Want to be part of the crowd at the old ball game?

It’ll cost you $25 unless, of course, you want preferred seating. Then it’s $50.

The Manteca Mural Society is making the offer to anyone who’d like their face - or that of a friend of loved one - in a mural commemorating Manteca baseball that will be unveiled in the spring at Library Park.

The 138-foot by 7-foot-8 mural has room for 92 spectators. Each face on the mural will be painted with each person depicted being about two feet from the waist to the top of their head.

Photographs - past or present - can be used. The charge is $25 to $50 depending upon the placement of the person in the stands. The deadline for photos is Jan. 31. The donations are tax deductible. For more information, contact Tom Wilson at 988-1971.

The mural is being done by Dave Gordon. He’s responsible for a number of other murals in the downtown area including the popular “Cruising” mural in the 100 block of North Main Street. That mural has recognizable faces of Manteca residents as does the “Manteca Snow” mural directly across from Library Park.

The likeness of one person will definitely appear in the mural at no charge. That person is William Perry - the Post Office worker who took a sabbatical from working in 1935 to build Manteca’s version of the Field of Dreams on a vacant downtown lot where Library Park is today.

Perry financed and built the bleachers and field as a way to provide a place of entertainment, recreation, and pride for the community that was reeling in the depths of the Great Depression.

Wilson noted it is not the Bill Perry who served as mayor in the late 1990s. Growing up there was confusion between the two as they went to school at the same time prompting the man who helped rally the community around baseball to have people call him “the other” Bill Perry.

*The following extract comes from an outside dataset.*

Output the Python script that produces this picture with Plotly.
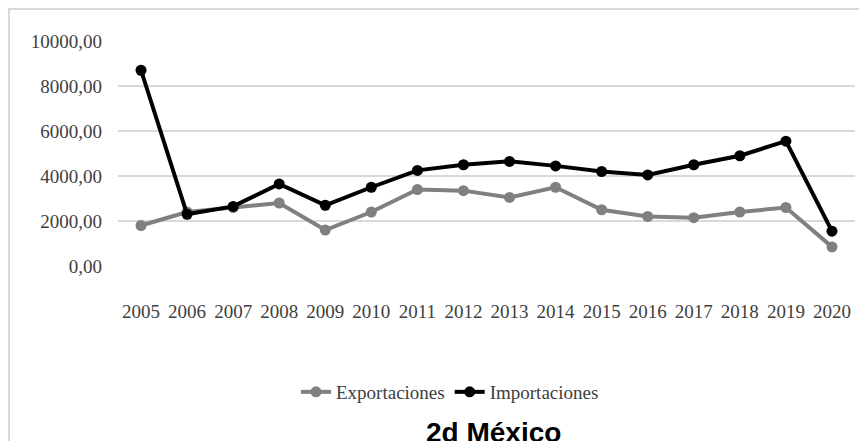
import plotly.graph_objects as go

years = [str(y) for y in range(2005, 2021)]
exportaciones = [1800, 2400, 2600, 2800, 1600, 2400, 3400, 3350, 3050, 3500, 2500, 2200, 2150, 2400, 2600, 850]
importaciones = [8700, 2300, 2650, 3650, 2700, 3500, 4250, 4500, 4650, 4450, 4200, 4050, 4500, 4900, 5550, 1550]
y_ticks = [0, 2000, 4000, 6000, 8000, 10000]

# page body has an 8px margin; work in figure pixels = screen pixels - 8
OFF = 8
W, H = 867 - OFF, 441 - OFF
L, R, T, B = 118 - OFF, 855 - OFF, 41 - OFF, 266 - OFF
pw, ph = R - L, B - T

def px_x(p):
    return (p - OFF - L) / pw

def px_y(p):
    return (B - (p - OFF)) / ph

font_fam = "Liberation Serif"
txt_col = "#404040"

fig = go.Figure()
fig.add_trace(go.Scatter(
    x=years, y=exportaciones, name="Exportaciones", mode="lines+markers",
    line=dict(color="#808080", width=4),
    marker=dict(symbol="circle", size=11, color="#808080"),
))
fig.add_trace(go.Scatter(
    x=years, y=importaciones, name="Importaciones", mode="lines+markers",
    line=dict(color="#000000", width=4),
    marker=dict(symbol="circle", size=11, color="#000000"),
))

fig.update_layout(
    width=W, height=H,
    margin=dict(l=L, r=W - R, t=T, b=H - B, pad=0),
    paper_bgcolor="white", plot_bgcolor="white",
    separators=",.",
    font=dict(family=font_fam, size=19, color=txt_col),
    showlegend=True,
    legend=dict(orientation="h", x=px_x(450), xanchor="center",
                y=px_y(392), yanchor="middle",
                font=dict(family=font_fam, size=19, color=txt_col),
                itemwidth=30, bgcolor="rgba(0,0,0,0)"),
    xaxis=dict(type="category", range=[-0.5, 15.5], showgrid=False, showline=False,
               ticks="", zeroline=False, ticklabelstandoff=32,
               tickfont=dict(family=font_fam, size=19, color=txt_col)),
    yaxis=dict(range=[0, 10000], tickvals=y_ticks, tickformat=".2f",
               showgrid=True, gridcolor="#d9d9d9", gridwidth=2,
               zeroline=False, showline=False, ticks="", ticklabelstandoff=15,
               tickfont=dict(family=font_fam, size=19, color=txt_col)),
    shapes=[dict(type="rect", xref="paper", yref="paper",
                 x0=px_x(9), x1=px_x(870), y0=px_y(460), y1=px_y(9),
                 line=dict(color="#d9d9d9", width=2), layer="below")],
    annotations=[dict(text="<b>2d México</b>", xref="paper", yref="paper",
                      x=px_x(424), y=px_y(415), xanchor="left", yanchor="top",
                      showarrow=False,
                      font=dict(family="Liberation Sans", size=28, color="#000000"))],
)

fig.write_html("out.html")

The mural depicts the final inning of a girls’ game. Lined up alongside the third base fence line are the boys who are waiting to take the field next. On the other opposite fence line are more spectators as well as a passing engine of a Tidewater Southern Railway train.

A runner is positioned to score from third while a right-handed batter is awaiting a pitch. There will be a dog that chases down balls and retrieves them depicted in the mural. Gordon said it was a touch that reflected the fact there were no outfield fences.

Altogether, five murals are being added to Library Park along a path dubbed “the history walk.”

The other four murals are:

• “The Yokuts Indians” by Terri Pasquini. The mural will show a family of Native Americans whose ancestral lands are in and around Manteca gathered around the evening campfire listening to the story of creation.

• “The Pioneers” by Jessie Marinas. The mural depicts the hard struggle to make a living and provide for the family that was faced by farmers that settled the Manteca area before irrigation was developed.

• “Agriculture” by Colleen Mitchell-Veyna. The mural portrays the bountiful harvests once Manteca farming came into its own with irrigation.

•”Industry” by Brian Romagnoli. The mural will depict images of industry from Manteca.

The other four murals will be 32 feet wide by 8 feet high.

The murals are being painted off site on weather-resistant ply-canvas. When completed they will be installed on the walls.

All the murals except the baseball mural are targeted to be dedicated the second week of April during the Crossroads Street Fair.

The Library Park expansion was designed to have murals be an integral part of the experience of using the park.

The city will pay the society $59,950 to cover the cost of the artists’ work and materials plus ongoing maintenance. The money will come from development agreement fees - the so-called bonus bucks paid by developers to assure sewer allocation certainty for housing.